◆ What is required ◆
The entries below contain pictures. Retype everything except those pictures, exactly as given.

◆ Data ◆
:::::
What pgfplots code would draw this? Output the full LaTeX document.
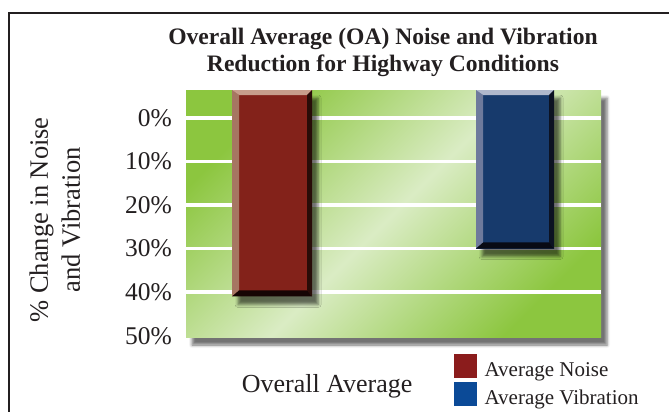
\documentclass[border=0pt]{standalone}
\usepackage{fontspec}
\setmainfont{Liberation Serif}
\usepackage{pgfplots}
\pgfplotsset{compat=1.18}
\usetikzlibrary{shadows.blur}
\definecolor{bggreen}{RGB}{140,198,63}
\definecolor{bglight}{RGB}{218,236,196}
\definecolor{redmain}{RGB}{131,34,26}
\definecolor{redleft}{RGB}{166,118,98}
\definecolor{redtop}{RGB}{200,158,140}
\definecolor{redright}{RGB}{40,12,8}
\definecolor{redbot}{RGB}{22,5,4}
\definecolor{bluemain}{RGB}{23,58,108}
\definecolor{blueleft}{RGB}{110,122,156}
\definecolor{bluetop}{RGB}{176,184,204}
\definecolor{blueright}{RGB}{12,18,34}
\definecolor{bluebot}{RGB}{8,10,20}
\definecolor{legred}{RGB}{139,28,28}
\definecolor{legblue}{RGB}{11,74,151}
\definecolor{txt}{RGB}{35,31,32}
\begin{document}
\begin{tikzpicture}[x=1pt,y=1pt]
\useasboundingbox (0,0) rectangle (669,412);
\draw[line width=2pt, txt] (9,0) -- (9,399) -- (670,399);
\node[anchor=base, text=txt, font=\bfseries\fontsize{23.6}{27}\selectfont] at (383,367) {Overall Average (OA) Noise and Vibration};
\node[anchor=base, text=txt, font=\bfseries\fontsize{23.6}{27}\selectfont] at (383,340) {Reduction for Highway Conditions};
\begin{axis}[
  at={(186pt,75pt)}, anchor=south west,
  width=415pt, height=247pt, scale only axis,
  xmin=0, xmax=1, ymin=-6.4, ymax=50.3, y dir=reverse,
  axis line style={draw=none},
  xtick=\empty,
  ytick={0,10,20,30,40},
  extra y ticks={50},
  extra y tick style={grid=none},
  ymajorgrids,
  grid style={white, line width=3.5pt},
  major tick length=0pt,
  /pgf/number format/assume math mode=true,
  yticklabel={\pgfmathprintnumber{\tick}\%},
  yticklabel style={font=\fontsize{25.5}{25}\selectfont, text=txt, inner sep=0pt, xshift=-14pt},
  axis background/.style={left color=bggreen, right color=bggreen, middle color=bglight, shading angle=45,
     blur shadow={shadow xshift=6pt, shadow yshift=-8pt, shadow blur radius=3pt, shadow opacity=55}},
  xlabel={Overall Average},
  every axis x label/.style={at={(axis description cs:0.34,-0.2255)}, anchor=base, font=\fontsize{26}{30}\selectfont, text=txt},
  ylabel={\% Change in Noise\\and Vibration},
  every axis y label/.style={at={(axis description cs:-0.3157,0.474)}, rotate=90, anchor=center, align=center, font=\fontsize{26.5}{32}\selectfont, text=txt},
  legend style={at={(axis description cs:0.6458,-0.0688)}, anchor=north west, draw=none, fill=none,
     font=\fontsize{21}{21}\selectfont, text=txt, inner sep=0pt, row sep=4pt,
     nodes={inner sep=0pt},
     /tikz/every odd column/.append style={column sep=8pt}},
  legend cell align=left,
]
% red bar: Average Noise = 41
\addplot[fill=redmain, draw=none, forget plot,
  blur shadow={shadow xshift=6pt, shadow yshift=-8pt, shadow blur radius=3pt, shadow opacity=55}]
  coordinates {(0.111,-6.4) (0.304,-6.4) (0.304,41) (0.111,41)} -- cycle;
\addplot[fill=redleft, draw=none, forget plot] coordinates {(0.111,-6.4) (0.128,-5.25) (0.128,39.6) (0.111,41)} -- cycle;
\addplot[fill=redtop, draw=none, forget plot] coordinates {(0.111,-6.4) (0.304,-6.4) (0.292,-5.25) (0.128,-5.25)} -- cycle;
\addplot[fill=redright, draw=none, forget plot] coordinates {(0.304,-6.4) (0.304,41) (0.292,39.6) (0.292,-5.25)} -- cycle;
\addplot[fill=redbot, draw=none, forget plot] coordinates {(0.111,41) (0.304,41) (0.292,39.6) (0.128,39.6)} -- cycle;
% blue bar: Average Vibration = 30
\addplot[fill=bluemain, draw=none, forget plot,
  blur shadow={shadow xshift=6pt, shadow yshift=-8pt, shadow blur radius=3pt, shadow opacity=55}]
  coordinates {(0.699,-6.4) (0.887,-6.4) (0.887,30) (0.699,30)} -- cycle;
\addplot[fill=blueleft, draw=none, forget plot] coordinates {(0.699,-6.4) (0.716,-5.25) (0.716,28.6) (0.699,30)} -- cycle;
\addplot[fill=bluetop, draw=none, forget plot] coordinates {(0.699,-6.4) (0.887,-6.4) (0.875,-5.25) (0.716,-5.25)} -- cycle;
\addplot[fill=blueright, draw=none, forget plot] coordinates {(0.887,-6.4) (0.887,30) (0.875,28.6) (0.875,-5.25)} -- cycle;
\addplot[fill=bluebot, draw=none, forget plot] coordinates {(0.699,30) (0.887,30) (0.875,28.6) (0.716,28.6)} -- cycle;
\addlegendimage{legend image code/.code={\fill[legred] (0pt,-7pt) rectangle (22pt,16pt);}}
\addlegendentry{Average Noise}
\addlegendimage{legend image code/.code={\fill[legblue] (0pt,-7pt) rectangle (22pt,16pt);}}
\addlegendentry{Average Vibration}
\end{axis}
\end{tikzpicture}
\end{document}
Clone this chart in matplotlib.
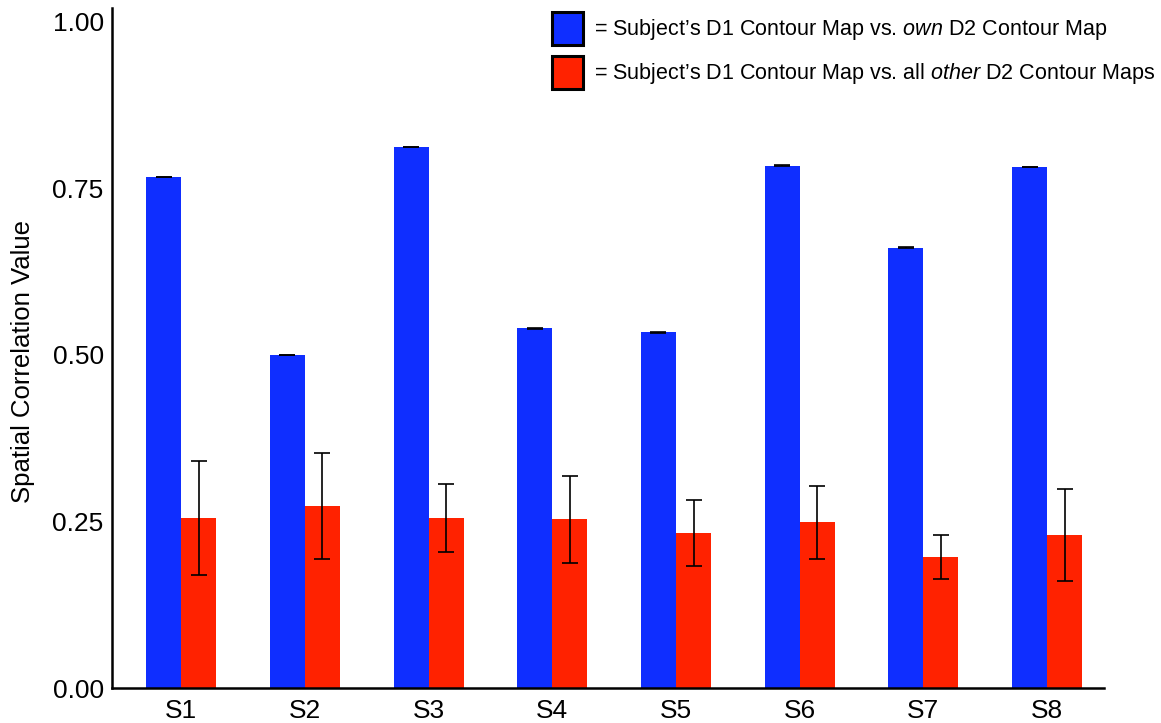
:::::
◆ Problem solution ◆
What pgfplots code would draw this? Output the full LaTeX document.
\documentclass[border=0pt]{standalone}
\usepackage{fontspec}
\setmainfont{Liberation Serif}
\usepackage{pgfplots}
\pgfplotsset{compat=1.18}
\usetikzlibrary{shadows.blur}
\definecolor{bggreen}{RGB}{140,198,63}
\definecolor{bglight}{RGB}{218,236,196}
\definecolor{redmain}{RGB}{131,34,26}
\definecolor{redleft}{RGB}{166,118,98}
\definecolor{redtop}{RGB}{200,158,140}
\definecolor{redright}{RGB}{40,12,8}
\definecolor{redbot}{RGB}{22,5,4}
\definecolor{bluemain}{RGB}{23,58,108}
\definecolor{blueleft}{RGB}{110,122,156}
\definecolor{bluetop}{RGB}{176,184,204}
\definecolor{blueright}{RGB}{12,18,34}
\definecolor{bluebot}{RGB}{8,10,20}
\definecolor{legred}{RGB}{139,28,28}
\definecolor{legblue}{RGB}{11,74,151}
\definecolor{txt}{RGB}{35,31,32}
\begin{document}
\begin{tikzpicture}[x=1pt,y=1pt]
\useasboundingbox (0,0) rectangle (669,412);
\draw[line width=2pt, txt] (9,0) -- (9,399) -- (670,399);
\node[anchor=base, text=txt, font=\bfseries\fontsize{23.6}{27}\selectfont] at (383,367) {Overall Average (OA) Noise and Vibration};
\node[anchor=base, text=txt, font=\bfseries\fontsize{23.6}{27}\selectfont] at (383,340) {Reduction for Highway Conditions};
\begin{axis}[
  at={(186pt,75pt)}, anchor=south west,
  width=415pt, height=247pt, scale only axis,
  xmin=0, xmax=1, ymin=-6.4, ymax=50.3, y dir=reverse,
  axis line style={draw=none},
  xtick=\empty,
  ytick={0,10,20,30,40},
  extra y ticks={50},
  extra y tick style={grid=none},
  ymajorgrids,
  grid style={white, line width=3.5pt},
  major tick length=0pt,
  /pgf/number format/assume math mode=true,
  yticklabel={\pgfmathprintnumber{\tick}\%},
  yticklabel style={font=\fontsize{25.5}{25}\selectfont, text=txt, inner sep=0pt, xshift=-14pt},
  axis background/.style={left color=bggreen, right color=bggreen, middle color=bglight, shading angle=45,
     blur shadow={shadow xshift=6pt, shadow yshift=-8pt, shadow blur radius=3pt, shadow opacity=55}},
  xlabel={Overall Average},
  every axis x label/.style={at={(axis description cs:0.34,-0.2255)}, anchor=base, font=\fontsize{26}{30}\selectfont, text=txt},
  ylabel={\% Change in Noise\\and Vibration},
  every axis y label/.style={at={(axis description cs:-0.3157,0.474)}, rotate=90, anchor=center, align=center, font=\fontsize{26.5}{32}\selectfont, text=txt},
  legend style={at={(axis description cs:0.6458,-0.0688)}, anchor=north west, draw=none, fill=none,
     font=\fontsize{21}{21}\selectfont, text=txt, inner sep=0pt, row sep=4pt,
     nodes={inner sep=0pt},
     /tikz/every odd column/.append style={column sep=8pt}},
  legend cell align=left,
]
% red bar: Average Noise = 41
\addplot[fill=redmain, draw=none, forget plot,
  blur shadow={shadow xshift=6pt, shadow yshift=-8pt, shadow blur radius=3pt, shadow opacity=55}]
  coordinates {(0.111,-6.4) (0.304,-6.4) (0.304,41) (0.111,41)} -- cycle;
\addplot[fill=redleft, draw=none, forget plot] coordinates {(0.111,-6.4) (0.128,-5.25) (0.128,39.6) (0.111,41)} -- cycle;
\addplot[fill=redtop, draw=none, forget plot] coordinates {(0.111,-6.4) (0.304,-6.4) (0.292,-5.25) (0.128,-5.25)} -- cycle;
\addplot[fill=redright, draw=none, forget plot] coordinates {(0.304,-6.4) (0.304,41) (0.292,39.6) (0.292,-5.25)} -- cycle;
\addplot[fill=redbot, draw=none, forget plot] coordinates {(0.111,41) (0.304,41) (0.292,39.6) (0.128,39.6)} -- cycle;
% blue bar: Average Vibration = 30
\addplot[fill=bluemain, draw=none, forget plot,
  blur shadow={shadow xshift=6pt, shadow yshift=-8pt, shadow blur radius=3pt, shadow opacity=55}]
  coordinates {(0.699,-6.4) (0.887,-6.4) (0.887,30) (0.699,30)} -- cycle;
\addplot[fill=blueleft, draw=none, forget plot] coordinates {(0.699,-6.4) (0.716,-5.25) (0.716,28.6) (0.699,30)} -- cycle;
\addplot[fill=bluetop, draw=none, forget plot] coordinates {(0.699,-6.4) (0.887,-6.4) (0.875,-5.25) (0.716,-5.25)} -- cycle;
\addplot[fill=blueright, draw=none, forget plot] coordinates {(0.887,-6.4) (0.887,30) (0.875,28.6) (0.875,-5.25)} -- cycle;
\addplot[fill=bluebot, draw=none, forget plot] coordinates {(0.699,30) (0.887,30) (0.875,28.6) (0.716,28.6)} -- cycle;
\addlegendimage{legend image code/.code={\fill[legred] (0pt,-7pt) rectangle (22pt,16pt);}}
\addlegendentry{Average Noise}
\addlegendimage{legend image code/.code={\fill[legblue] (0pt,-7pt) rectangle (22pt,16pt);}}
\addlegendentry{Average Vibration}
\end{axis}
\end{tikzpicture}
\end{document}
Clone this chart in matplotlib.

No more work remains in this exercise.